Tips for Improving Your Profit Margin
The question of “what is a good net profit percentage” often shrouds the judgment of small business owners. Instead, a good profit margin can usually be generated by simply reducing overhead expenses wherever possible. The lower your overhead, the higher your margins.
Watch Your Sales
You need to determine what is a good profit margin for a product or service and cut all those that fail to reach this predetermined threshold (i.e., cut your “loser” products). For instance, if you sell coffee at 50 percent margins but pastries at 5 percent, then your pastry inventory may need to be cut back.
Pad Your Inventory
One of the most effective ways to boost your profit margin is to plan your inventory wisely. Take the time to research your market so that you meet product demand without overstocking or suffering a shortage. It’s generally a good idea to slightly overestimate supply of whichever products generate the highest product margin (i.e., your “winner” products).

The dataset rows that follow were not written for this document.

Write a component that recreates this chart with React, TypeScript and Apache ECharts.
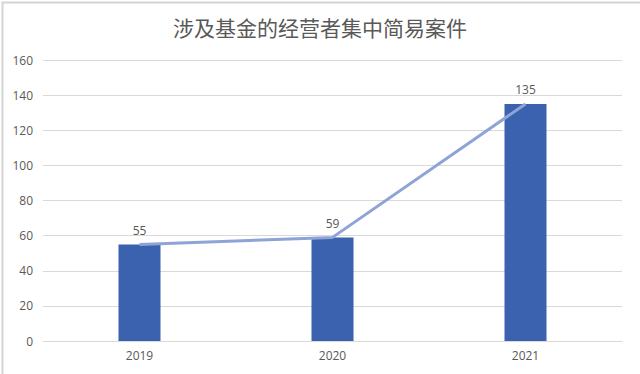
import React, { useEffect, useRef } from "react";
import * as echarts from "echarts";

const title = "涉及基金的经营者集中简易案件";
const categories = ["2019", "2020", "2021"];
const barValues = [55, 59, 135];
const lineValues = [55, 59, 135];
const yMin = 0;
const yMax = 160;
const yStep = 20;

export default function App() {
  const ref = useRef<HTMLDivElement>(null);
  useEffect(() => {
    if (!ref.current) return;
    const chart = echarts.init(ref.current, null, { renderer: "svg" });
    const font = "'Noto Sans CJK SC', 'Microsoft YaHei', sans-serif";
    const numFont = "'Open Sans', 'Noto Sans', sans-serif";
    chart.setOption({
      animation: false,
      backgroundColor: "#ffffff",
      textStyle: { fontFamily: numFont },
      title: {
        text: title,
        left: "center",
        top: 11,
        textStyle: { fontSize: 21, fontWeight: "normal", color: "#595959", fontFamily: font },
      },
      graphic: [
        {
          type: "rect",
          left: 0,
          top: 0,
          shape: { x: 0, y: 0, width: 639, height: 373 },
          style: { fill: "none", stroke: "#d4d4d4", lineWidth: 2 },
          silent: true,
        },
      ],
      grid: { left: 43, right: 18, top: 60, bottom: 33, containLabel: false },
      xAxis: {
        type: "category",
        data: categories,
        axisLine: { lineStyle: { color: "#d9d9d9", width: 1 } },
        axisTick: { show: false },
        axisLabel: { color: "#595959", fontSize: 12, margin: 8, fontFamily: numFont },
      },
      yAxis: {
        type: "value",
        min: yMin,
        max: yMax,
        interval: yStep,
        axisLine: { show: false },
        axisTick: { show: false },
        axisLabel: { color: "#595959", fontSize: 12, margin: 10, fontFamily: numFont },
        splitLine: { lineStyle: { color: "#d9d9d9", width: 1 } },
      },
      series: [
        {
          type: "bar",
          data: barValues,
          barWidth: 42,
          itemStyle: { color: "#3A62AE" },
          label: { show: true, position: "top", distance: 8, color: "#595959", fontSize: 12, fontFamily: numFont },
          z: 2,
        },
        {
          type: "line",
          data: lineValues,
          symbol: "none",
          lineStyle: { color: "#8EA3D6", width: 3 },
          z: 3,
        },
      ],
    });
    return () => chart.dispose();
  }, []);
  return (
    <div
      ref={ref}
      style={{ position: "fixed", left: 0, top: 0, width: 640, height: 374 }}
    />
  );
}
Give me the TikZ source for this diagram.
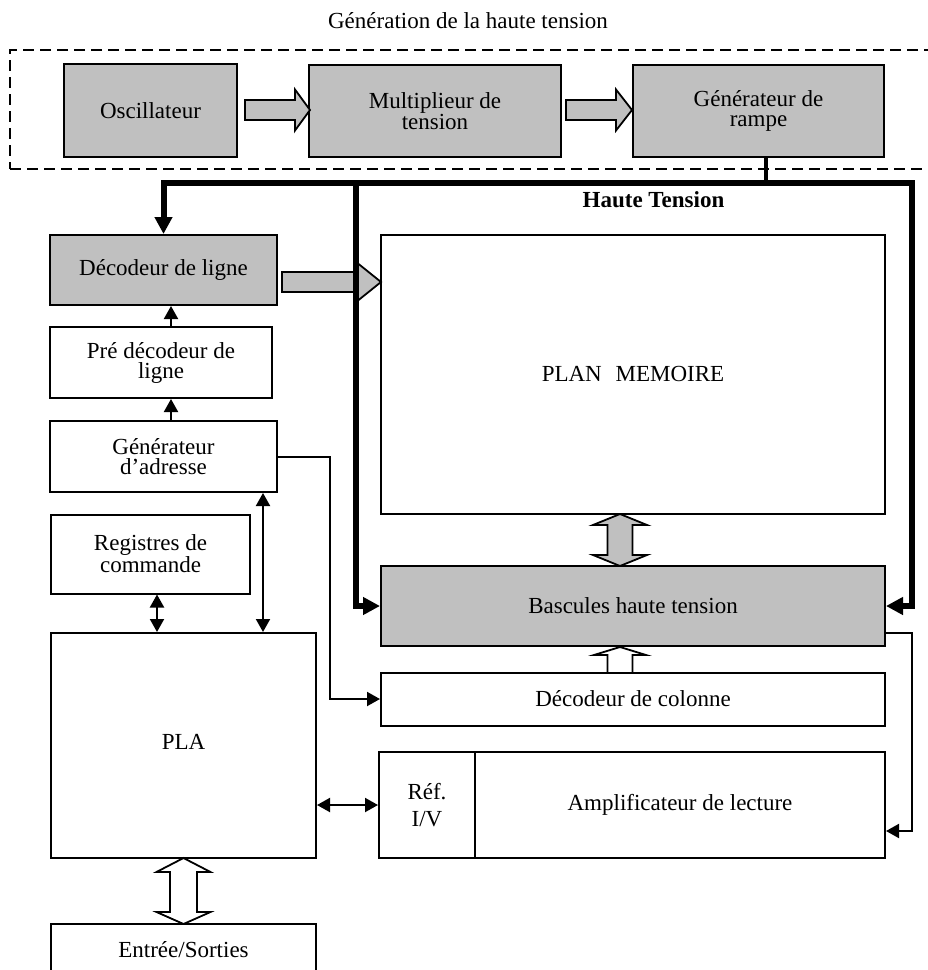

Profit Margins and Your Bottom Line
Profit margins are taken seriously by business owners, investors, and analysts because they hold an enormous amount of utility: in one convenient number, your net profit margin speaks volumes about your company’s financial health. However, unless it’s taken in context—with your industry, goals, and scale in mind—then your profit margin can send the wrong message.
The key is to assume that average small business profit margins are too variable to trust. A small car dealership, for instance, will not and should not generate the same margins as an upstart consulting firm. Instead of using your margins as a comparison metric, consider your net profit margins to indicate your business’s financial sustainability in the short-term.